The company announced the appointment of voluntary administrators on Tuesday following after what it called a “series of unfortunate and unwelcome developments” in recent week, including the death of chief scientist, Dr Hans Desilvestro, in a mountaineering accident on November 10.

It says it was also looking to raise funds for a $25 million prototype project to help it commercialise its perovskite solar technology, but could only raise $1.025 million through investors and government funding agencies.

“Despite a global search and chasing down every potential funding opportunity, GSL has not been able to attract sufficient long-term equity investment,” it said in a statement.

“This is an extremely disappointing outcome for Greatcell Solar, its directors, employees and shareholders given the considerable investment already undertaken over many years to achieve an advanced, pre-commercialisation status for its 3rd generation photovoltaic technology.
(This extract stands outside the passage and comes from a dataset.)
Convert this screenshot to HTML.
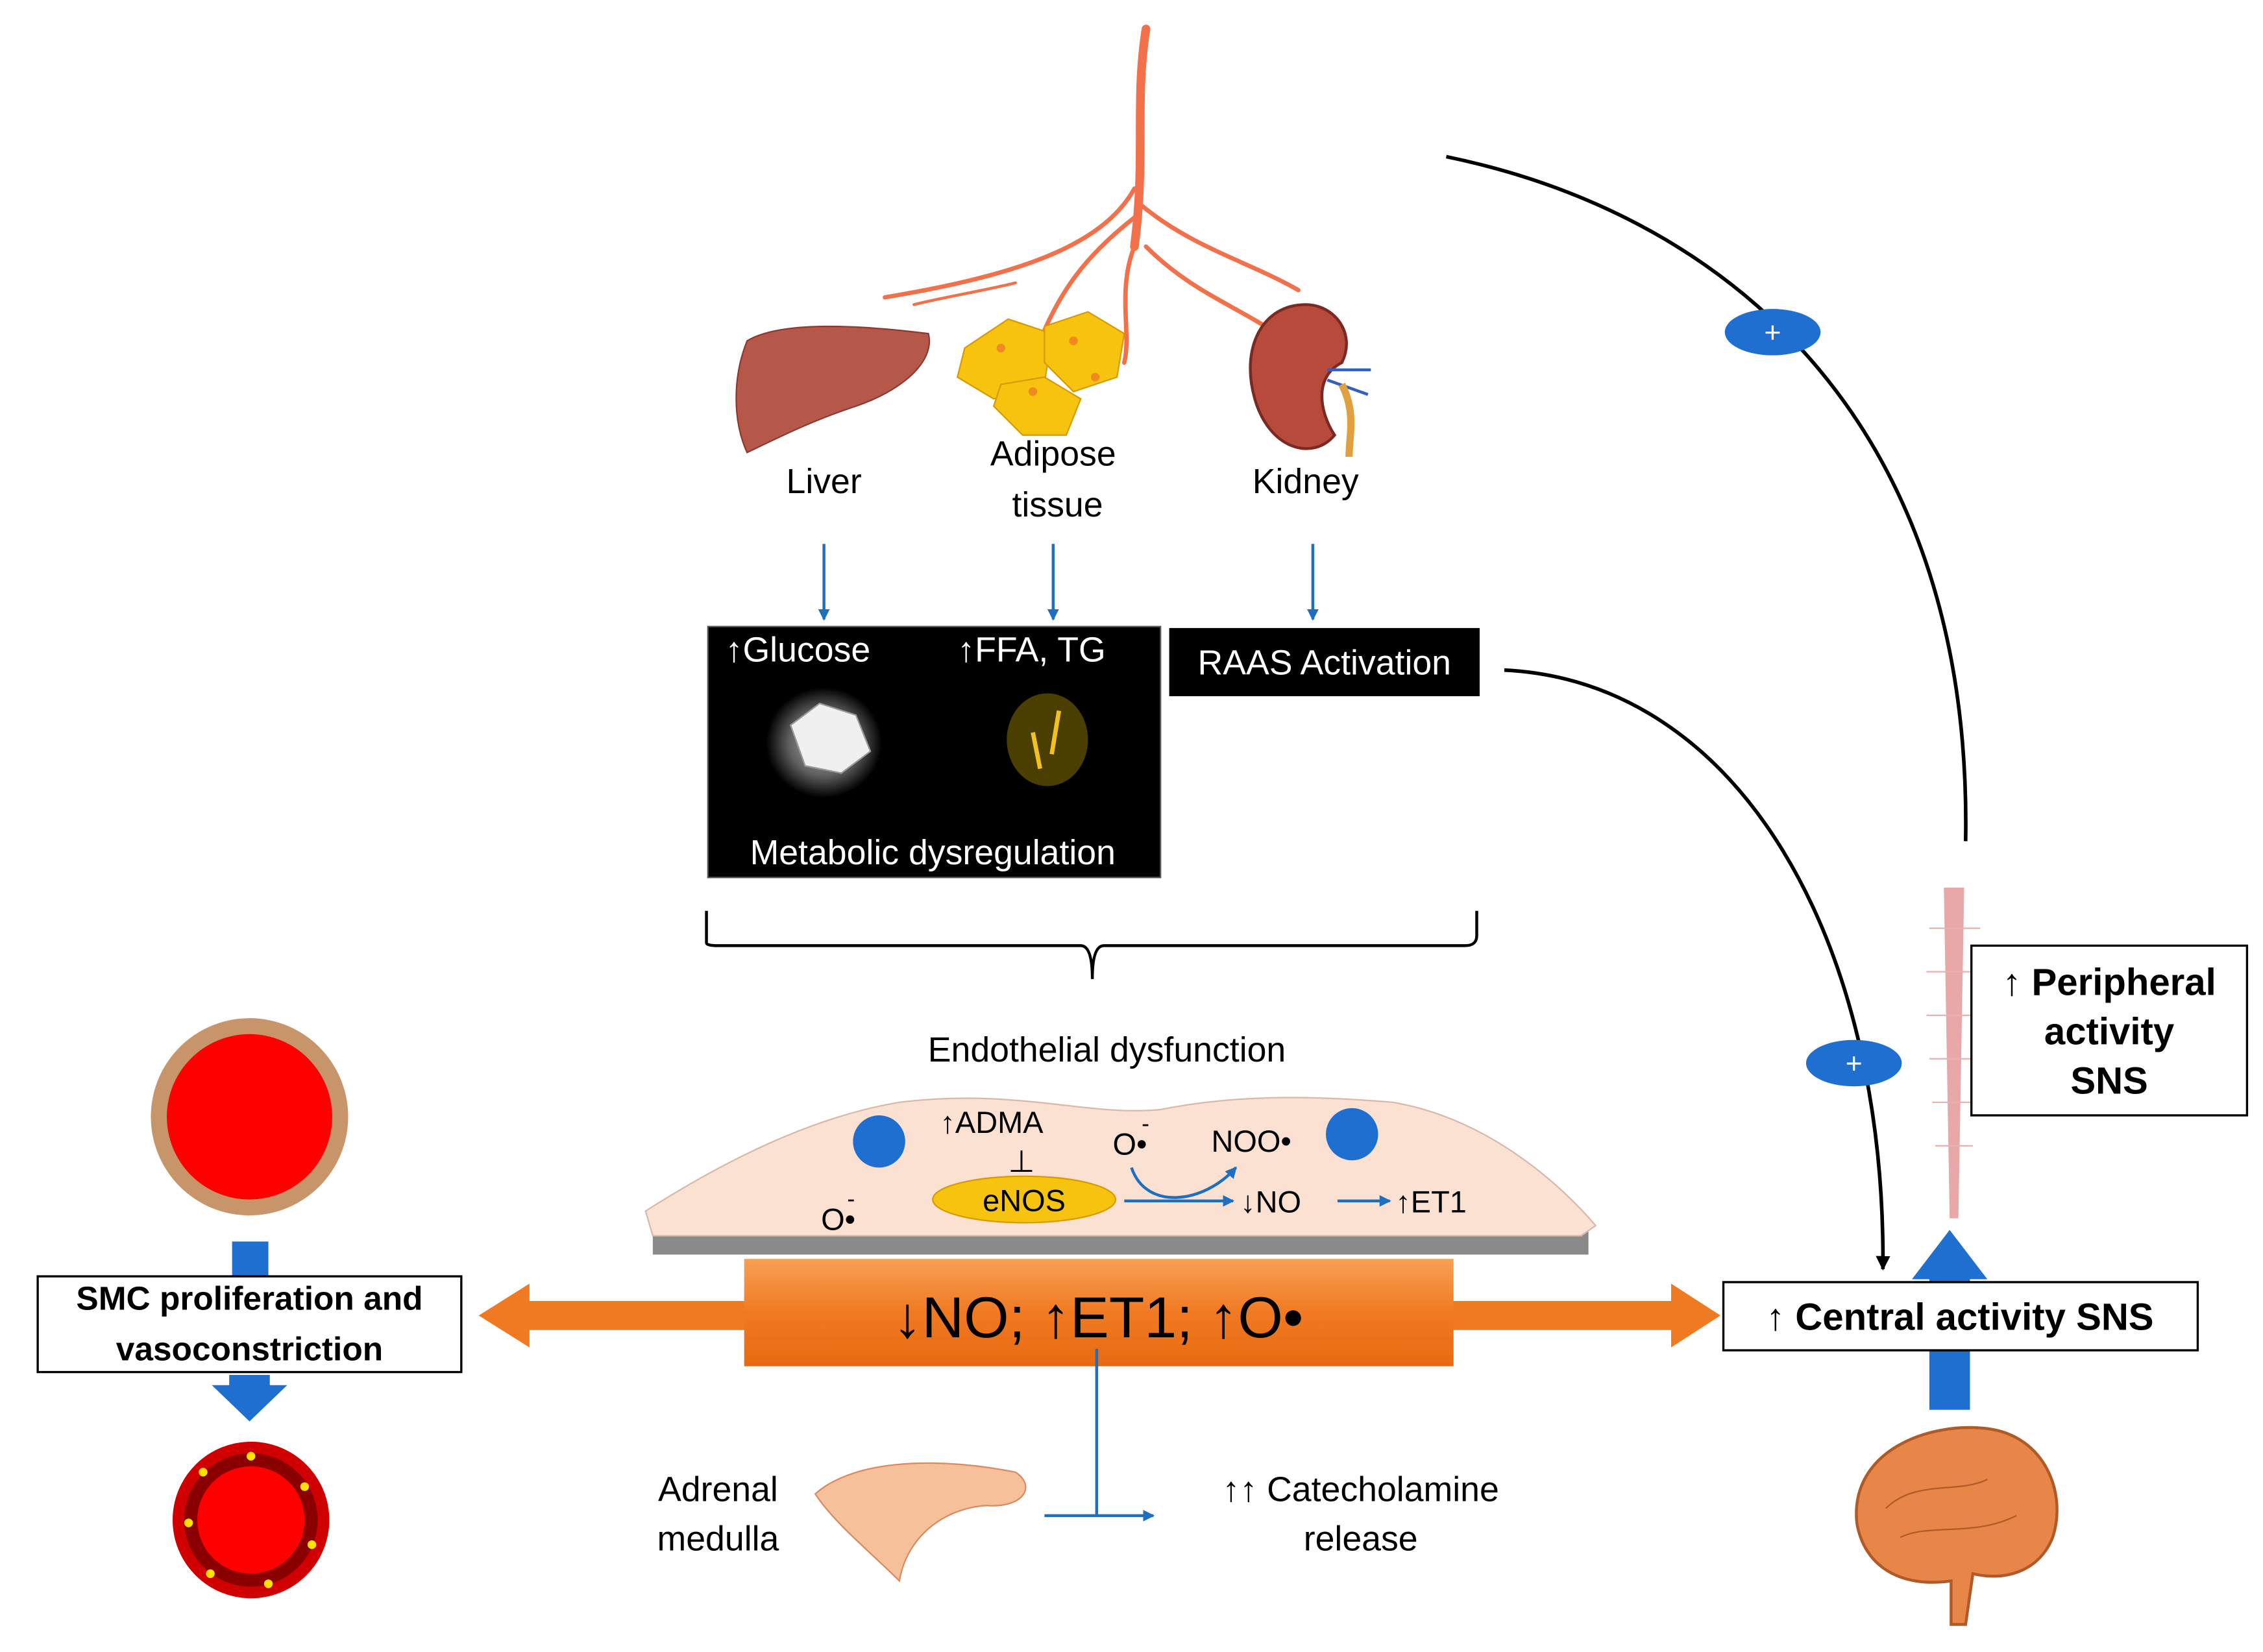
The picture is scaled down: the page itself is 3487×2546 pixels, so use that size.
<!DOCTYPE html>
<html><head><meta charset="utf-8"><style>
html,body{margin:0;padding:0;background:#fff}
svg{display:block}
text{font-family:"Liberation Sans",sans-serif}
</style></head><body>
<svg width="3487" height="2546" viewBox="0 0 1560 1139" xmlns="http://www.w3.org/2000/svg">
<defs>
<marker id="ab" markerWidth="8" markerHeight="8" refX="7" refY="4" orient="auto" markerUnits="userSpaceOnUse"><path d="M0,0 L8,4 L0,8 z" fill="#1f6fc0"/></marker>
<marker id="ak" markerWidth="10" markerHeight="10" refX="9" refY="5" orient="auto" markerUnits="userSpaceOnUse"><path d="M0,0 L10,5 L0,10 z" fill="#000"/></marker>
<linearGradient id="og" x1="0" y1="0" x2="0" y2="1"><stop offset="0" stop-color="#f7a054"/><stop offset="0.5" stop-color="#f07a22"/><stop offset="1" stop-color="#e86a10"/></linearGradient>
<radialGradient id="glow"><stop offset="0" stop-color="#fff"/><stop offset="0.6" stop-color="#888"/><stop offset="1" stop-color="#000"/></radialGradient>
</defs>
<!-- artery tree -->
<g stroke="#f2704a" fill="none" stroke-linecap="round">
<path d="M790,20 C782,70 790,110 782,170" stroke-width="6"/>
<path d="M782,130 C760,170 700,190 610,205" stroke-width="3"/>
<path d="M782,150 C750,175 730,200 715,240" stroke-width="3"/>
<path d="M782,170 C770,200 780,230 775,250" stroke-width="3"/>
<path d="M785,140 C820,170 860,180 895,200" stroke-width="3"/>
<path d="M790,170 C820,200 850,210 880,230" stroke-width="3"/>
<path d="M700,195 C680,200 650,205 630,210" stroke-width="2"/>
</g>
<!-- liver -->
<path d="M515,235 C540,220 600,225 640,230 C645,250 620,270 590,280 C560,290 540,300 515,312 C505,290 505,260 515,235z" fill="#b5584a" stroke="#8a3a30"/>
<!-- adipose -->
<g fill="#f6c40e" stroke="#d89a00">
<path d="M665,240 l30,-20 l30,10 l-5,35 l-35,10 l-25,-15z"/>
<path d="M720,225 l30,-10 l25,15 l-5,30 l-30,10 l-20,-20z"/>
<path d="M690,265 l30,-5 l25,15 l-10,25 l-30,0 l-20,-20z"/>
</g>
<g fill="#f08a20"><circle cx="690" cy="240" r="3"/><circle cx="740" cy="235" r="3"/><circle cx="712" cy="270" r="3"/><circle cx="755" cy="260" r="3"/></g>
<!-- kidney -->
<path d="M900,210 C870,210 855,240 865,275 C875,310 905,318 920,300 C910,285 905,260 925,250 C935,230 920,210 900,210z" fill="#b84a3c" stroke="#7a2a22" stroke-width="2"/>
<path d="M915,255 l30,0 M915,262 l28,10" stroke="#3060c0" stroke-width="2"/>
<path d="M925,265 C935,285 930,300 930,315" stroke="#e0a040" stroke-width="5" fill="none"/>
<!-- labels -->
<g font-size="24" text-anchor="middle" fill="#000">
<text x="568" y="340">Liver</text>
<text x="726" y="321">Adipose</text>
<text x="729" y="356">tissue</text>
<text x="900" y="340">Kidney</text>
</g>
<g stroke="#1f6fc0" stroke-width="2" marker-end="url(#ab)">
<line x1="568" y1="375" x2="568" y2="427"/>
<line x1="726" y1="375" x2="726" y2="427"/>
<line x1="905" y1="375" x2="905" y2="427"/>
</g>
<!-- black boxes -->
<rect x="488" y="432" width="312" height="173" fill="#000" stroke="#555"/>
<ellipse cx="568" cy="512" rx="40" ry="38" fill="url(#glow)" opacity="0.7"/>
<path d="M545,500 l20,-15 l25,8 l10,25 l-20,15 l-25,-5z" fill="#f0f0f0" stroke="#999"/>
<ellipse cx="722" cy="510" rx="28" ry="32" fill="#6a5a00" opacity="0.7"/>
<path d="M712,505 l5,25 M730,490 l-5,30" stroke="#f2c020" stroke-width="3"/>
<g font-size="24" fill="#fff">
<text x="500" y="456">↑Glucose</text>
<text x="660" y="456">↑FFA, TG</text>
<text x="643" y="596" text-anchor="middle">Metabolic dysregulation</text>
</g>
<rect x="806" y="433" width="214" height="47" fill="#000"/>
<text x="913" y="465" font-size="24" fill="#fff" text-anchor="middle">RAAS Activation</text>
<!-- brace -->
<path d="M487,628 L487,650 Q487,652 495,652 L745,652 Q753,652 753,675 Q753,652 761,652 L1010,652 Q1018,652 1018,645 L1018,628" fill="none" stroke="#000" stroke-width="2"/>
<text x="763" y="732" font-size="24" text-anchor="middle">Endothelial dysfunction</text>
<!-- cell -->
<rect x="450" y="843" width="645" height="22" fill="#8a8a8a"/>
<path d="M445,835 C500,800 560,770 620,760 C700,750 750,770 800,765 C850,755 900,755 960,760 C1020,770 1070,810 1100,845 L1090,852 L450,852 z" fill="#fbe1d2" stroke="#d8b8a8"/>
<circle cx="606" cy="787" r="18" fill="#1e6fd0"/>
<circle cx="932" cy="782" r="18" fill="#1e6fd0"/>
<ellipse cx="706" cy="827" rx="63" ry="16" fill="#f6c40e" stroke="#d89a00"/>
<g font-size="21" fill="#000">
<text x="648" y="781">↑ADMA</text>
<text x="695" y="808">⊥</text>
<text x="767" y="796">O•</text><text x="787" y="780" font-size="16">-</text>
<text x="835" y="794">NOO•</text>
<text x="855" y="836">↓NO</text>
<text x="962" y="836">↑ET1</text>
<text x="566" y="848">O•</text><text x="584" y="832" font-size="16">-</text>
<text x="706" y="835" text-anchor="middle">eNOS</text>
</g>
<path d="M780,805 C790,835 830,830 852,805" fill="none" stroke="#1f6fc0" stroke-width="2" marker-end="url(#ab)"/>
<line x1="775" y1="828" x2="850" y2="828" stroke="#1f6fc0" stroke-width="2" marker-end="url(#ab)"/>
<line x1="922" y1="828" x2="958" y2="828" stroke="#1f6fc0" stroke-width="2" marker-end="url(#ab)"/>
<!-- orange arrows -->
<rect x="360" y="897" width="160" height="20" fill="#f07a22"/>
<path d="M330,907 L365,885 L365,929z" fill="#f07a22"/>
<rect x="995" y="897" width="160" height="20" fill="#f07a22"/>
<path d="M1186,907 L1152,885 L1152,929z" fill="#f07a22"/>
<rect x="513" y="868" width="489" height="74" fill="url(#og)"/>
<text x="757" y="922" font-size="40" text-anchor="middle">↓NO; ↑ET1; ↑O•</text>
<!-- catecholamine -->
<line x1="756" y1="930" x2="756" y2="1045" stroke="#1f6fc0" stroke-width="2"/>
<line x1="720" y1="1045" x2="795" y2="1045" stroke="#1f6fc0" stroke-width="2" marker-end="url(#ab)"/>
<path d="M562,1030 C590,1005 650,1005 700,1015 C715,1025 705,1040 680,1038 C650,1040 625,1060 620,1090 C600,1070 575,1050 562,1030z" fill="#f5c09a" stroke="#d88a60"/>
<g font-size="24" text-anchor="middle">
<text x="495" y="1035">Adrenal</text>
<text x="495" y="1069">medulla</text>
<text x="938" y="1035">↑↑ Catecholamine</text>
<text x="938" y="1069">release</text>
</g>
<!-- left side -->
<circle cx="172" cy="770" r="68" fill="#c8946a"/>
<circle cx="172" cy="770" r="57" fill="#ff0000"/>
<rect x="160" y="856" width="25" height="26" fill="#1e6fd0"/>
<rect x="26" y="880" width="292" height="66" fill="#fff" stroke="#000" stroke-width="1.5"/>
<g font-size="23" font-weight="bold" text-anchor="middle">
<text x="172" y="903">SMC proliferation and</text>
<text x="172" y="938">vasoconstriction</text>
</g>
<path d="M158,948 L186,948 L186,955 L198,955 L172,980 L146,955 L158,955z" fill="#1e6fd0"/>
<circle cx="173" cy="1048" r="53" fill="#8a0000"/>
<circle cx="173" cy="1048" r="50" fill="none" stroke="#d00000" stroke-width="8"/>
<circle cx="173" cy="1048" r="37" fill="#ff0000"/>
<g fill="#ffe000"><circle cx="173" cy="1004" r="3"/><circle cx="210" cy="1025" r="3"/><circle cx="215" cy="1065" r="3"/><circle cx="185" cy="1092" r="3"/><circle cx="145" cy="1085" r="3"/><circle cx="130" cy="1050" r="3"/><circle cx="140" cy="1015" r="3"/></g>
<!-- right side curves -->
<path d="M997,108 C1200,150 1360,300 1355,580" fill="none" stroke="#000" stroke-width="2.5"/>
<path d="M1037,462 C1200,470 1300,650 1298,875" fill="none" stroke="#000" stroke-width="2.5" marker-end="url(#ak)"/>
<ellipse cx="1222" cy="229" rx="33" ry="16" fill="#1e6fd0"/>
<text x="1222" y="236" font-size="20" fill="#fff" text-anchor="middle">+</text>
<ellipse cx="1278" cy="733" rx="33" ry="16" fill="#1e6fd0"/>
<text x="1278" y="740" font-size="20" fill="#fff" text-anchor="middle">+</text>
<!-- nerve -->
<path d="M1340,612 L1354,612 L1350,840 L1344,840z" fill="#e8a8a8"/>
<g stroke="#e8b0b0" stroke-width="1"><path d="M1330,640 l35,0 M1328,670 l40,0 M1328,700 l40,0 M1330,730 l35,0 M1332,760 l30,0 M1334,790 l26,0"/></g>
<rect x="1359" y="652" width="190" height="117" fill="#fff" stroke="#000" stroke-width="1.5"/>
<g font-size="26" font-weight="bold" text-anchor="middle">
<text x="1454" y="686">↑ Peripheral</text>
<text x="1454" y="720">activity</text>
<text x="1454" y="754">SNS</text>
</g>
<path d="M1318,882 L1344,848 L1370,882 L1358,882 L1358,884 L1330,884 L1330,882z" fill="#1e6fd0"/>
<rect x="1330" y="930" width="28" height="42" fill="#1e6fd0"/>
<rect x="1188" y="884" width="327" height="47" fill="#fff" stroke="#000" stroke-width="1.5"/>
<text x="1351" y="917" font-size="26" font-weight="bold" text-anchor="middle">↑ Central activity SNS</text>
<!-- brain -->
<path d="M1280,1050 C1275,1000 1330,980 1370,985 C1410,990 1425,1030 1415,1060 C1405,1085 1380,1090 1360,1085 L1355,1120 L1345,1120 L1345,1090 C1310,1095 1285,1080 1280,1050z" fill="#e8864a" stroke="#b05a28" stroke-width="2"/>
<path d="M1300,1040 C1320,1020 1350,1030 1370,1020 M1310,1060 C1330,1050 1360,1060 1390,1045" stroke="#b05a28" fill="none"/>
</svg>
</body></html>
“The Company is widely considered amongst its international peers to be pre-eminent in the field of Perovskite Solar Cell PV technology.”

The company also blamed the “highly conditional” access to available government assistance, citing the “increasing amounts of red-tape” and changes to the R&D rebate entitlement. It also blamed uncertainty over government policy.

“Unsurprisingly, banks are becoming increasingly cautious about lending in such an uncertain regulatory environment.”

“With the appointment of Administrators, BRI Ferrier, the outlook for shareholders is uncertain at best,” it noted, although it said it could see a future in its subsidiary that manufacturers specialty chemicals.

The company has been listed since 2005, and some in the solar industry say that it – like others – was simply beaten by the stunning falls in the cost of silicon solar technology, which has cut costs by 90 per cent in the last 10 years.

Promoters of perovskite solar say it has lower embodied energy in manufacture, and has a strong competitive advantage in low-light conditions and applications such as building integrated PV, such as windows and walls.

And despite collaborations in the past with the likes of glass manufacturers Pilkington and others, and more recently with the CSIRO and ARENA, it has struggled to compete with existing technologies.

“The appointment of an administrator to Greatcell (formerly Dyesol) reflects the growing challenges of new technologies in a mature market where silicon technologies continue to improve in both performance and efficiency,” said Renate Egan, the head of the Australian PV Institute.